Made to order, not made to sit.
We don't hold inventory. There is no warehouse with three hundred boxes of unsold hoodies in the corner waiting to be marked down at the end of the season. When you place an order, that is when your piece starts existing — the blank gets pulled, the design gets DTG-printed for you specifically, then it ships.
This isn't a marketing line. It changes the actual maths of the business, and it's why the lead time on a GOOSEBUMP order is 7–10 working days instead of next-day.
The waste maths
Fashion overproduction is roughly 30% of all clothing made. Brands cut for forecast demand, miss, and the unsold sits in a warehouse until it's either marked down, donated, or incinerated. The industry calls this “deadstock” — it's a polite term for “clothes nobody decided to want.”
Made-to-order skips that loop. The piece doesn't exist until someone has already chosen to own it. Every hoodie we print walks out the door on a person, not into a clearance bin.
· Average production overshoot: 20–40% of stock
· GOOSEBUMP deadstock to date: zero
Why it changes the fit too
Off-the-shelf brands print the same garment at scale in standard size cycles — size S to XXL, that's it. Made-to-order means we can print a 350gsm cruiser hoodie in any of the four base colours and your exact size, today, without waiting on a re-stock run.
The fit doesn't change — the cut is locked. What changes is availability. There's no “sold out in your size, come back in three weeks.” If the production line is up, your size is up.
The cost trade-off
We pay more per piece because per-unit DTG printing costs more than bulk screen-printing a 500-piece run. You pay more per piece because of that. We don't use sales or markdowns to clear stock at the end of the season because there's no stock to clear.
What you get for the premium: a piece that wasn't made speculatively, in 350gsm organic cotton, with the owl printed flush to the cloth instead of stickered on top.
What this means for returns
We can't restock what we never stocked. If your piece comes back unworn but unwanted, we've already paid the production cost and we have nowhere to put it — the next customer will get their own freshly-printed one, not a returned one. So the returns policy is honest about that: we cover faulty and damaged items without question, but we can't do changed-my-mind refunds on a custom-printed garment.

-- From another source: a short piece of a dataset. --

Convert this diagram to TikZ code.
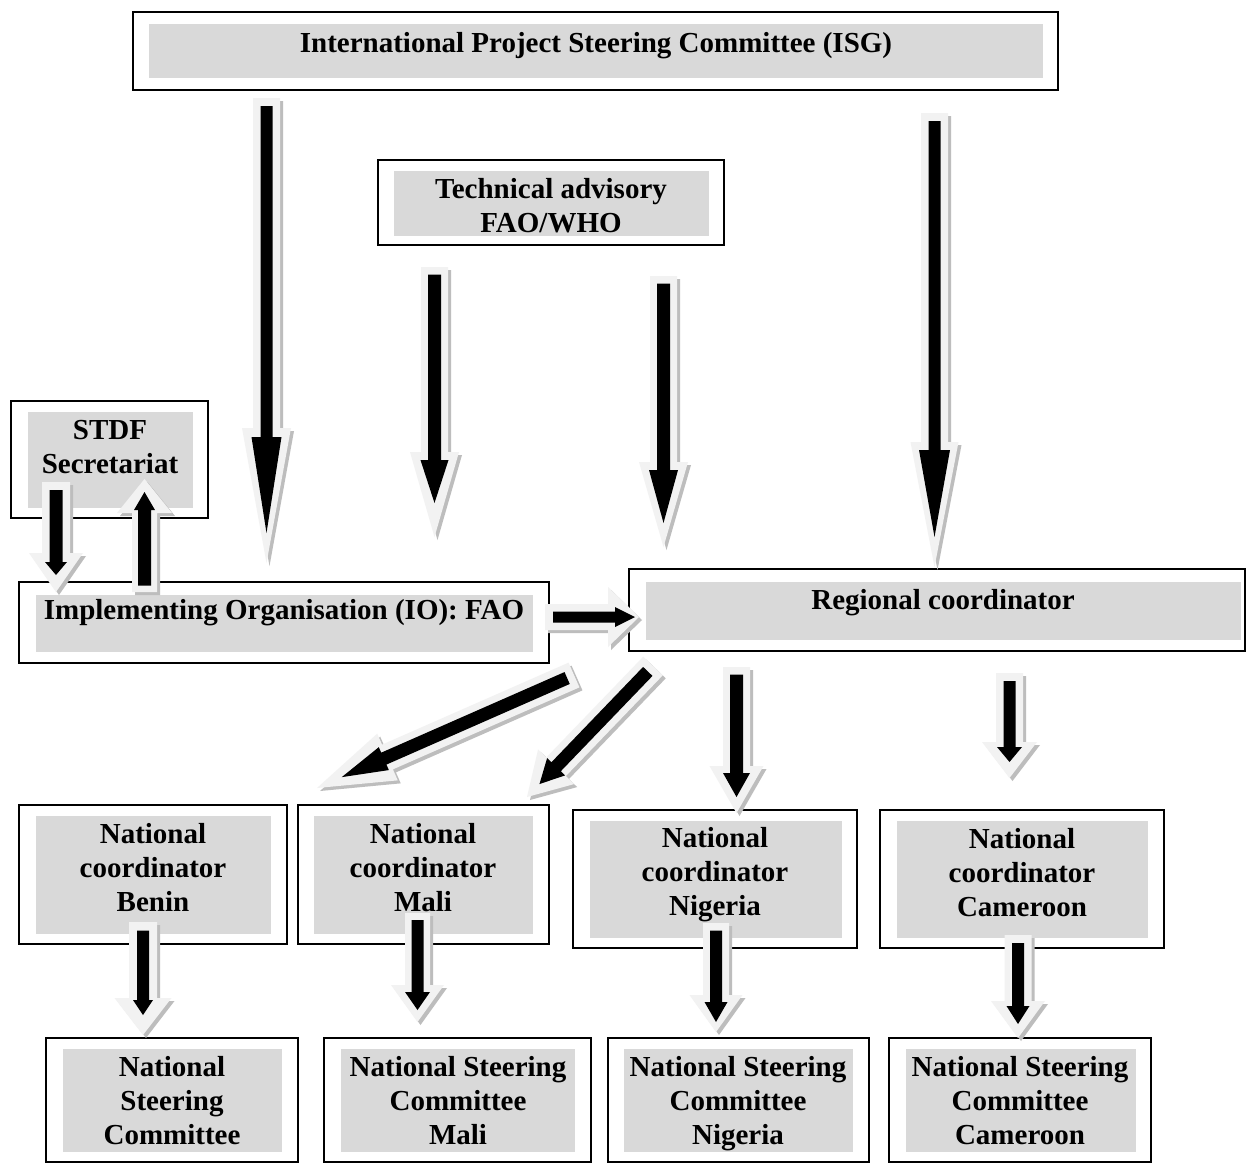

This is what made-to-order actually costs. The trade is upfront instead of buried in a markdown-and-donate cycle at the end of the year. We think that's worth saying out loud.
The summary
Made-to-order is slower, more expensive per piece, and stricter on returns. In exchange: no waste, no deadstock, no missing-size gaps, and a piece you can be reasonably sure no one else was supposed to have first.